Anna was no different. She wasn’t above any other writer who struggled to find their voice amongst the hoard of inspiration that sprung upon them through school and university.
My, how wonderfully the Bard describes a crow—Rosaline, he calls it.
Pfft, Anna scorned to herself wondering what a fool Romeo was. And Juliet. And the masses for considering them the best lovers ever to grace the unreal world.
Goodness, what a good writer the Bard had been. She’d never be as good as he—no, him?
She paused, fingers in mid air, stretched in odd angles over her keyboard, hovering, her mind racing as grammar police tailed her, sirens wailing. Did she dare go on or should she wait for the authorities to catch up?
Ah, she gasped. The horror of letting them get to her. To her, a proper writer, one who reviewed every line as she wrote it, scrutinising every syllable, reading aloud in her mind to verify rhythm, tone, and intonation.
She marched along. Better move on than get caught—and worse, taught. She was too old for that now. She had a job, for god’s sake—she was an adult. She should know the difference between he and him. Yes, she should, she nodded to herself in indignation. She did, her nod agreed back.

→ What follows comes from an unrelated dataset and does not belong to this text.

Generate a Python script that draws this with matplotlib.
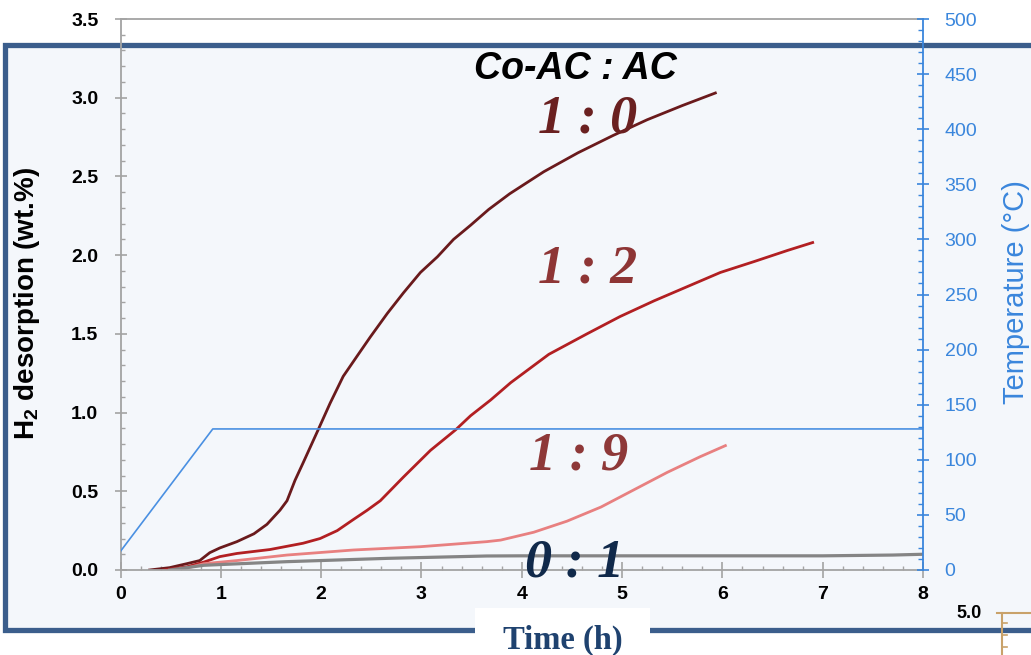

Pausing, she breathed deep before cruising along—a little slower now. In the long road to her destination, the police had often come along, riding too close at times, once even yelling through the window, demanding she stopped to reconsider her points of view. It hadn’t been easy to ignore them, to swerve around, overtaking their nagging voices, looking beyond their raised eyebrows and disapproving head shakes. But she’d come thus far—
Anna rammed her index finger on Backspace.